### INFORMATION PROVIDED
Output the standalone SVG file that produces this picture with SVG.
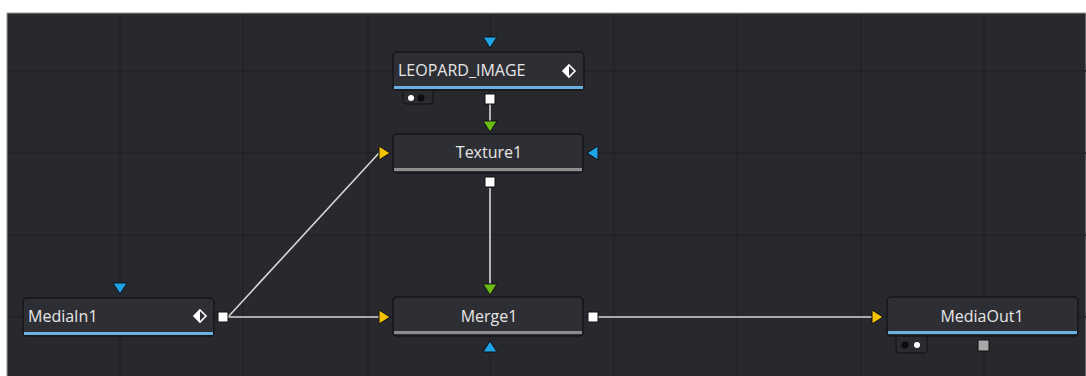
<svg xmlns="http://www.w3.org/2000/svg" width="1086" height="376" viewBox="0 0 1086 376">
<defs>
<style>
.node{fill:#2e2f35;stroke:#15161a;stroke-width:1.5}
.lbl{font-family:"Open Sans","Liberation Sans",sans-serif;font-size:16px;fill:#e6e6e6}
.grid{stroke:#222328;stroke-width:1.5}
.wire{stroke:#d8d8d8;stroke-width:1.6;fill:none}
.out{fill:#ffffff;stroke:#111;stroke-width:1}
.blue{fill:#1fa4e6;stroke:#101014;stroke-width:1}
.yel{fill:#f2c200;stroke:#101014;stroke-width:1}
.grn{fill:#6cbc12;stroke:#101014;stroke-width:1}
.bbar{fill:#6ab0e0}
.gbar{fill:#8e8e8e}
.tab{fill:#2a2b30;stroke:#111;stroke-width:1}
</style>
<g id="diamond">
<polygon points="0,-6 6,0 0,6 -6,0" fill="none" stroke="#fff" stroke-width="1.6"/>
<polygon points="0,-6 0,6 -6,0" fill="#fff"/>
</g>
</defs>
<rect x="0" y="0" width="1086" height="376" fill="#ffffff"/>
<rect x="7" y="13" width="1079" height="364" fill="#28292e" stroke="#9a9a9a" stroke-width="1"/>
<g id="grid">
<line class="grid" x1="120" y1="14" x2="120" y2="376"/>
<line class="grid" x1="243" y1="14" x2="243" y2="376"/>
<line class="grid" x1="368" y1="14" x2="368" y2="376"/>
<line class="grid" x1="490" y1="14" x2="490" y2="376"/>
<line class="grid" x1="614" y1="14" x2="614" y2="376"/>
<line class="grid" x1="737" y1="14" x2="737" y2="376"/>
<line class="grid" x1="861" y1="14" x2="861" y2="376"/>
<line class="grid" x1="984" y1="14" x2="984" y2="376"/>
<line class="grid" x1="8" y1="71" x2="1086" y2="71"/>
<line class="grid" x1="8" y1="153" x2="1086" y2="153"/>
<line class="grid" x1="8" y1="235" x2="1086" y2="235"/>
<line class="grid" x1="8" y1="317" x2="1086" y2="317"/>
</g>
<g id="connectors">
<line class="wire" x1="490" y1="104" x2="490" y2="121"/>
<line class="wire" x1="228" y1="317" x2="379" y2="153"/>
<line class="wire" x1="228" y1="317" x2="379" y2="317"/>
<line class="wire" x1="490" y1="188" x2="490" y2="284"/>
<line class="wire" x1="598" y1="317" x2="872" y2="317"/>
</g>
<g id="LEOPARD_IMAGE">
<rect class="tab" x="403" y="86" width="30" height="18" rx="3"/>
<circle cx="411" cy="98" r="3" fill="#fff"/>
<circle cx="421" cy="98" r="3.5" fill="#0c0c0e"/>
<rect class="node" x="393" y="52" width="191" height="38" rx="4"/>
<rect class="bbar" x="394" y="86" width="189" height="3"/>
<text class="lbl" x="398" y="76">LEOPARD_IMAGE</text>
<use href="#diamond" x="569" y="71"/>
<polygon class="blue" points="483,37 497,37 490,48"/>
<rect class="out" x="485" y="94" width="10" height="10"/>
</g>
<g id="Texture1">
<rect class="node" x="393" y="134" width="190" height="39" rx="4"/>
<rect class="gbar" x="394" y="168" width="188" height="3"/>
<text class="lbl" x="489" y="158" text-anchor="middle">Texture1</text>
<polygon class="grn" points="483,121 497,121 490,132"/>
<polygon class="yel" points="379,146 379,160 390,153"/>
<polygon class="blue" points="598,146 598,160 587,153"/>
<rect class="out" x="485" y="177" width="10" height="10"/>
</g>
<g id="MediaIn1">
<rect class="node" x="23" y="298" width="191" height="38" rx="4"/>
<rect class="bbar" x="24" y="332" width="189" height="3"/>
<text class="lbl" x="28" y="322">MediaIn1</text>
<use href="#diamond" x="200" y="316"/>
<polygon class="blue" points="113,283 127,283 120,294"/>
<rect class="out" x="218" y="312" width="10" height="10"/>
</g>
<g id="Merge1">
<rect class="node" x="393" y="297" width="190" height="39" rx="4"/>
<rect class="gbar" x="394" y="331" width="188" height="3"/>
<text class="lbl" x="489" y="322" text-anchor="middle">Merge1</text>
<polygon class="grn" points="483,284 497,284 490,295"/>
<polygon class="yel" points="379,310 379,324 390,317"/>
<polygon class="blue" points="483,352 497,352 490,341"/>
<rect class="out" x="588" y="312" width="10" height="10"/>
</g>
<g id="MediaOut1">
<rect class="tab" x="896" y="332" width="31" height="21" rx="3"/>
<circle cx="905" cy="345" r="3.5" fill="#0c0c0e"/>
<circle cx="917" cy="345" r="3" fill="#fff"/>
<rect class="node" x="887" y="297" width="191" height="39" rx="4"/>
<rect class="bbar" x="888" y="331" width="189" height="3"/>
<text class="lbl" x="982" y="322" text-anchor="middle">MediaOut1</text>
<polygon class="yel" points="872,310 872,324 883,317"/>
<rect x="978" y="340" width="11" height="11" fill="#a8a8a8" stroke="#111" stroke-width="1"/>
</g>
</svg>
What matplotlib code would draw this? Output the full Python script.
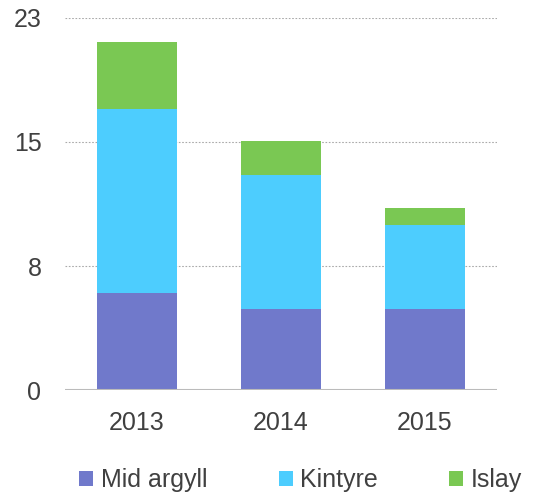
import matplotlib.pyplot as plt
import numpy as np

plt.rcParams['font.family'] = ['Liberation Sans', 'DejaVu Sans']

# Data
years = ["2013", "2014", "2015"]
mid_argyll = [6.0, 5.0, 5.0]
kintyre = [11.4, 8.3, 5.2]
islay = [4.1, 2.1, 1.05]

colors = ["#7079cb", "#4dcdfe", "#7ac853"]
labels = ["Mid argyll", "Kintyre", "Islay"]

fig = plt.figure(figsize=(5.35, 4.99), dpi=100)
ax = fig.add_axes([0.1215, 0.2184, 0.8075, 0.7456])

x = np.arange(len(years))
w = 0.556
ax.bar(x, mid_argyll, w, color=colors[0], label=labels[0], zorder=2)
ax.bar(x, kintyre, w, bottom=mid_argyll, color=colors[1], label=labels[1], zorder=2)
bottom2 = np.array(mid_argyll) + np.array(kintyre)
ax.bar(x, islay, w, bottom=bottom2, color=colors[2], label=labels[2], zorder=2)

ax.set_xlim(-0.5, 2.5)
ax.set_ylim(0, 23)
yt = [0, 23 / 3, 46 / 3, 23]
ax.set_yticks(yt)
ax.set_yticklabels(["0", "8", "15", "23"])
ax.set_xticks(x)
ax.set_xticklabels(years)
for y in yt[1:]:
    ax.axhline(y, color="#aaaaaa", linestyle=(0, (1.5, 1.5)), linewidth=0.8, zorder=1)
ax.axhline(0, color="#bbbbbb", linewidth=1.5, zorder=3)

for s in ax.spines.values():
    s.set_visible(False)
ax.tick_params(axis="both", length=0, labelsize=18, colors="#404040")
ax.tick_params(axis="y", pad=17)
ax.tick_params(axis="x", pad=15)

fig.legend(loc="center", bbox_to_anchor=(0.5617, 0.038), ncol=3, frameon=False,
           fontsize=18, handlelength=0.56, handleheight=0.56, handletextpad=0.3,
           columnspacing=2.85, labelcolor="#404040")

fig.savefig("out.png", dpi=100)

### TASK DESCRIPTION
In your copy, leave out the pictures and reproduce the material above exactly.

### EXERCISE ANSWER
Output the standalone SVG file that produces this picture with SVG.
<svg xmlns="http://www.w3.org/2000/svg" width="1086" height="376" viewBox="0 0 1086 376">
<defs>
<style>
.node{fill:#2e2f35;stroke:#15161a;stroke-width:1.5}
.lbl{font-family:"Open Sans","Liberation Sans",sans-serif;font-size:16px;fill:#e6e6e6}
.grid{stroke:#222328;stroke-width:1.5}
.wire{stroke:#d8d8d8;stroke-width:1.6;fill:none}
.out{fill:#ffffff;stroke:#111;stroke-width:1}
.blue{fill:#1fa4e6;stroke:#101014;stroke-width:1}
.yel{fill:#f2c200;stroke:#101014;stroke-width:1}
.grn{fill:#6cbc12;stroke:#101014;stroke-width:1}
.bbar{fill:#6ab0e0}
.gbar{fill:#8e8e8e}
.tab{fill:#2a2b30;stroke:#111;stroke-width:1}
</style>
<g id="diamond">
<polygon points="0,-6 6,0 0,6 -6,0" fill="none" stroke="#fff" stroke-width="1.6"/>
<polygon points="0,-6 0,6 -6,0" fill="#fff"/>
</g>
</defs>
<rect x="0" y="0" width="1086" height="376" fill="#ffffff"/>
<rect x="7" y="13" width="1079" height="364" fill="#28292e" stroke="#9a9a9a" stroke-width="1"/>
<g id="grid">
<line class="grid" x1="120" y1="14" x2="120" y2="376"/>
<line class="grid" x1="243" y1="14" x2="243" y2="376"/>
<line class="grid" x1="368" y1="14" x2="368" y2="376"/>
<line class="grid" x1="490" y1="14" x2="490" y2="376"/>
<line class="grid" x1="614" y1="14" x2="614" y2="376"/>
<line class="grid" x1="737" y1="14" x2="737" y2="376"/>
<line class="grid" x1="861" y1="14" x2="861" y2="376"/>
<line class="grid" x1="984" y1="14" x2="984" y2="376"/>
<line class="grid" x1="8" y1="71" x2="1086" y2="71"/>
<line class="grid" x1="8" y1="153" x2="1086" y2="153"/>
<line class="grid" x1="8" y1="235" x2="1086" y2="235"/>
<line class="grid" x1="8" y1="317" x2="1086" y2="317"/>
</g>
<g id="connectors">
<line class="wire" x1="490" y1="104" x2="490" y2="121"/>
<line class="wire" x1="228" y1="317" x2="379" y2="153"/>
<line class="wire" x1="228" y1="317" x2="379" y2="317"/>
<line class="wire" x1="490" y1="188" x2="490" y2="284"/>
<line class="wire" x1="598" y1="317" x2="872" y2="317"/>
</g>
<g id="LEOPARD_IMAGE">
<rect class="tab" x="403" y="86" width="30" height="18" rx="3"/>
<circle cx="411" cy="98" r="3" fill="#fff"/>
<circle cx="421" cy="98" r="3.5" fill="#0c0c0e"/>
<rect class="node" x="393" y="52" width="191" height="38" rx="4"/>
<rect class="bbar" x="394" y="86" width="189" height="3"/>
<text class="lbl" x="398" y="76">LEOPARD_IMAGE</text>
<use href="#diamond" x="569" y="71"/>
<polygon class="blue" points="483,37 497,37 490,48"/>
<rect class="out" x="485" y="94" width="10" height="10"/>
</g>
<g id="Texture1">
<rect class="node" x="393" y="134" width="190" height="39" rx="4"/>
<rect class="gbar" x="394" y="168" width="188" height="3"/>
<text class="lbl" x="489" y="158" text-anchor="middle">Texture1</text>
<polygon class="grn" points="483,121 497,121 490,132"/>
<polygon class="yel" points="379,146 379,160 390,153"/>
<polygon class="blue" points="598,146 598,160 587,153"/>
<rect class="out" x="485" y="177" width="10" height="10"/>
</g>
<g id="MediaIn1">
<rect class="node" x="23" y="298" width="191" height="38" rx="4"/>
<rect class="bbar" x="24" y="332" width="189" height="3"/>
<text class="lbl" x="28" y="322">MediaIn1</text>
<use href="#diamond" x="200" y="316"/>
<polygon class="blue" points="113,283 127,283 120,294"/>
<rect class="out" x="218" y="312" width="10" height="10"/>
</g>
<g id="Merge1">
<rect class="node" x="393" y="297" width="190" height="39" rx="4"/>
<rect class="gbar" x="394" y="331" width="188" height="3"/>
<text class="lbl" x="489" y="322" text-anchor="middle">Merge1</text>
<polygon class="grn" points="483,284 497,284 490,295"/>
<polygon class="yel" points="379,310 379,324 390,317"/>
<polygon class="blue" points="483,352 497,352 490,341"/>
<rect class="out" x="588" y="312" width="10" height="10"/>
</g>
<g id="MediaOut1">
<rect class="tab" x="896" y="332" width="31" height="21" rx="3"/>
<circle cx="905" cy="345" r="3.5" fill="#0c0c0e"/>
<circle cx="917" cy="345" r="3" fill="#fff"/>
<rect class="node" x="887" y="297" width="191" height="39" rx="4"/>
<rect class="bbar" x="888" y="331" width="189" height="3"/>
<text class="lbl" x="982" y="322" text-anchor="middle">MediaOut1</text>
<polygon class="yel" points="872,310 872,324 883,317"/>
<rect x="978" y="340" width="11" height="11" fill="#a8a8a8" stroke="#111" stroke-width="1"/>
</g>
</svg>
What matplotlib code would draw this? Output the full Python script.
import matplotlib.pyplot as plt
import numpy as np

plt.rcParams['font.family'] = ['Liberation Sans', 'DejaVu Sans']

# Data
years = ["2013", "2014", "2015"]
mid_argyll = [6.0, 5.0, 5.0]
kintyre = [11.4, 8.3, 5.2]
islay = [4.1, 2.1, 1.05]

colors = ["#7079cb", "#4dcdfe", "#7ac853"]
labels = ["Mid argyll", "Kintyre", "Islay"]

fig = plt.figure(figsize=(5.35, 4.99), dpi=100)
ax = fig.add_axes([0.1215, 0.2184, 0.8075, 0.7456])

x = np.arange(len(years))
w = 0.556
ax.bar(x, mid_argyll, w, color=colors[0], label=labels[0], zorder=2)
ax.bar(x, kintyre, w, bottom=mid_argyll, color=colors[1], label=labels[1], zorder=2)
bottom2 = np.array(mid_argyll) + np.array(kintyre)
ax.bar(x, islay, w, bottom=bottom2, color=colors[2], label=labels[2], zorder=2)

ax.set_xlim(-0.5, 2.5)
ax.set_ylim(0, 23)
yt = [0, 23 / 3, 46 / 3, 23]
ax.set_yticks(yt)
ax.set_yticklabels(["0", "8", "15", "23"])
ax.set_xticks(x)
ax.set_xticklabels(years)
for y in yt[1:]:
    ax.axhline(y, color="#aaaaaa", linestyle=(0, (1.5, 1.5)), linewidth=0.8, zorder=1)
ax.axhline(0, color="#bbbbbb", linewidth=1.5, zorder=3)

for s in ax.spines.values():
    s.set_visible(False)
ax.tick_params(axis="both", length=0, labelsize=18, colors="#404040")
ax.tick_params(axis="y", pad=17)
ax.tick_params(axis="x", pad=15)

fig.legend(loc="center", bbox_to_anchor=(0.5617, 0.038), ncol=3, frameon=False,
           fontsize=18, handlelength=0.56, handleheight=0.56, handletextpad=0.3,
           columnspacing=2.85, labelcolor="#404040")

fig.savefig("out.png", dpi=100)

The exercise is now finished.